Saturday, 28 June 2008

David Davies launches manifesto

Former Home Secretary David Davies has launched his manifesto, and it's pretty nice stuff.

1.Reverse 42 days pre-charge detention – a ‘PR coup for Al-Qaeda’.
2.Scrap ID cards – put the £19 billion savings towards a Border Police Force and other security measures.
3.Immediate reversal of the ban on free speech outside Parliament.
4.Protect the right to trial by jury.
5.Stop neighbourhood spies using powers that should rest with the police and MI5.
6.Use intercept evidence to prosecute terrorists – but restrict bugging by local councils.
7.Replace 1 million innocent citizens on the DNA database with the serious criminals left off.
8.Make CCTV more effective (80% is unusable) – strengthen punishments for privacy abuse.
9.Slash the 266 separate powers the state has to force its way into the home.
10.Launch an independent inquiry into the government’s serial database failures.
I had no idea the state had 266 separate powers to force their way into people's homes- be nice if Davies's site had a page listing them all, like the laws Nick Clegg wanted to repeal at the 2006 Liberal Democrat conference in Brighton. Although I don't agree with some of David Davies' other political actions, I think he would have been a good Conservative leader, and he should have won.

Jill Saward, who was raped she was raped in the Ealing vicarage attack in 1986, is also standing, but I'm not sure why. She claims that Davies opposes the DNA database and CCTV cameras-which he does not-and plays lip service to the 42 days detention debate, failing to comment on the possibility of its abuse.

Although she'd be an effective House of Commons campaigner for the rights of rape victims-who are poorly served by the present legal and policing system-she has no reason for standing against Davies and appears to be wrong about his views, making her a dubious choice.

Saward isn't as tedious as Miss Great Britain Gemma Garret, who wants "Westminster to be home to as many glamorous and confident women as say, Rome or Paris. Or even Brussels or Berlin." Wow. She also wants to end the "tide of sleaze" but does not say how.

If you want to vote for a beauty contestant, vote for beautiful Westminster University student Jade Parsons in the final of Miss England (Westminster News Online article written by me). She'd probably be a better political candidate than Gemma Garret.

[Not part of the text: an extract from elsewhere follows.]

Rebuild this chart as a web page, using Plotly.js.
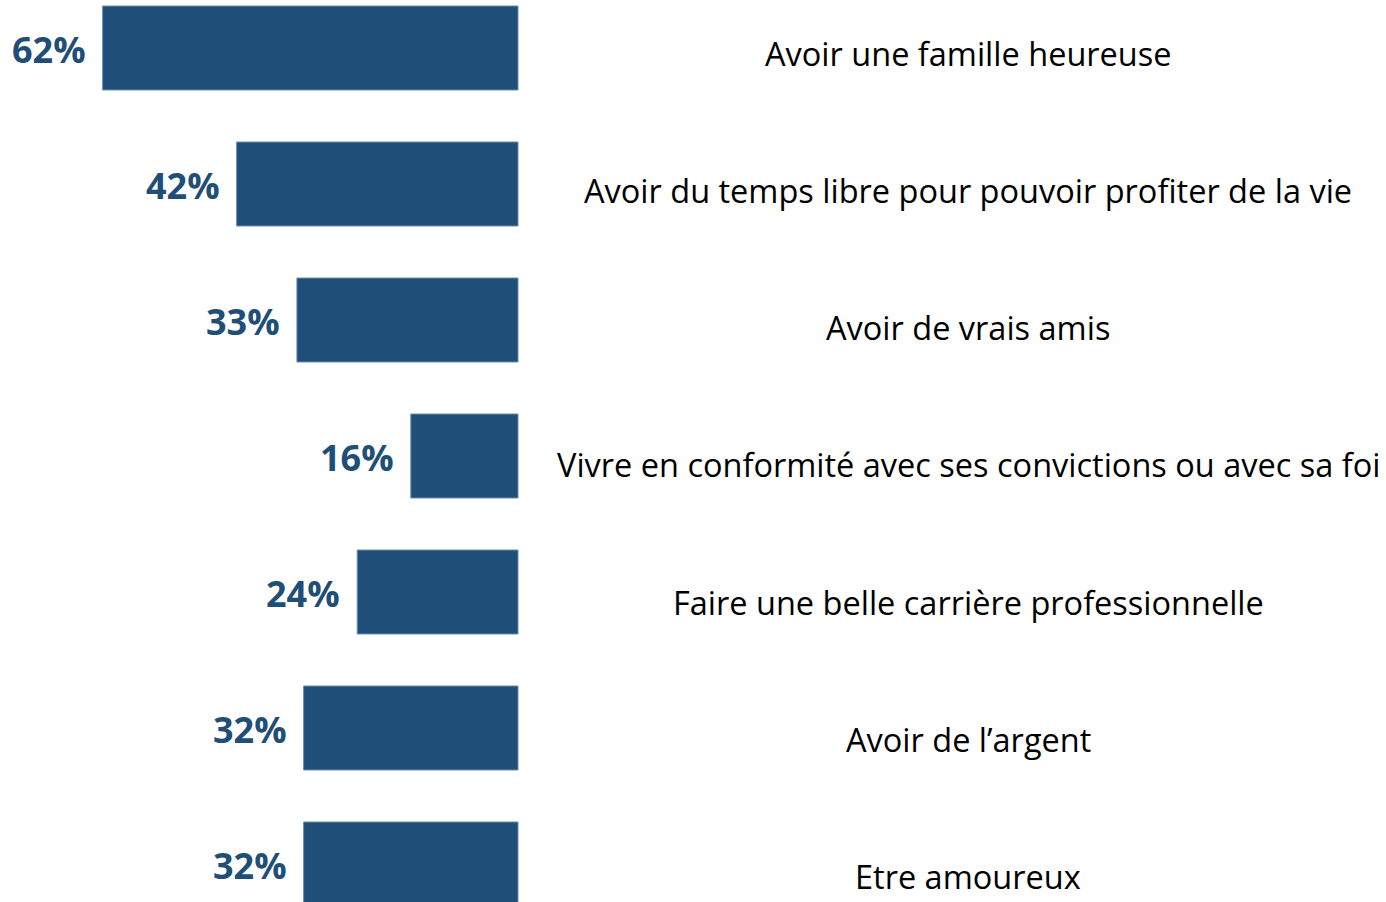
<!DOCTYPE html>
<html>
<head>
<meta charset="utf-8">
<script src="https://cdn.plot.ly/plotly-3.0.1.min.js"></script>
<style>html,body{margin:0;padding:0;background:#fff;}#chart{width:1386px;height:902px;}</style>
</head>
<body>
<div id="chart"></div>
<script>
const categories = [
  "Avoir une famille heureuse",
  "Avoir du temps libre pour pouvoir profiter de la vie",
  "Avoir de vrais amis",
  "Vivre en conformité avec ses convictions ou avec sa foi",
  "Faire une belle carrière professionnelle",
  "Avoir de l’argent",
  "Etre amoureux"
];
const values = [62, 42, 33, 16, 24, 32, 32];

const barColor = "#1F4E78";
const ids = categories.map((c, i) => i);

const trace = {
  type: "bar",
  orientation: "h",
  x: values,
  y: ids,
  width: 84 / 136,
  marker: { color: barColor, line: { color: "#6F8FB0", width: 1 } },
  hoverinfo: "skip",
  textposition: "none"
};

const annotations = [];
values.forEach((v, i) => {
  annotations.push({
    xref: "x", yref: "y", x: v, y: i,
    text: v + "%", showarrow: false,
    xanchor: "right", yanchor: "middle", xshift: -15, yshift: -1,
    font: { family: "Open Sans", size: 36, color: barColor, weight: "bold" }
  });
});
categories.forEach((c, i) => {
  annotations.push({
    xref: "paper", yref: "y2", x: 968 / 1386, y: i,
    text: c, showarrow: false,
    xanchor: "center", yanchor: "middle",
    font: { family: "Open Sans", size: 32.5, color: "#000000" }
  });
});

const layout = {
  width: 1386, height: 902,
  margin: { l: 0, r: 0, t: 0, b: 0, pad: 0 },
  paper_bgcolor: "#ffffff", plot_bgcolor: "#ffffff",
  showlegend: false,
  xaxis: { range: [518 / 6.70, -(1386 - 518) / 6.70], visible: false, fixedrange: true },
  yaxis: { range: [(902 - 48) / 136, -48 / 136], visible: false, fixedrange: true },
  yaxis2: { overlaying: "y", range: [(902 - 53) / 137.3, -53 / 137.3], visible: false, fixedrange: true },
  annotations: annotations
};

Plotly.newPlot("chart", [trace], layout, { displayModeBar: false, staticPlot: true });
</script>
</body>
</html>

Other candidates in the election include singer Ronnie Carroll, who is standing for the Make Politicians History party (seemingly by undergoing the process required to become a politician) and Hamish Howitt of the Freedom 4 Choice party (which I can't find a website for) as well of a cluster of independents, including the wonderfully named Thomas Faithful Darwood and Herbert Winford Crossman.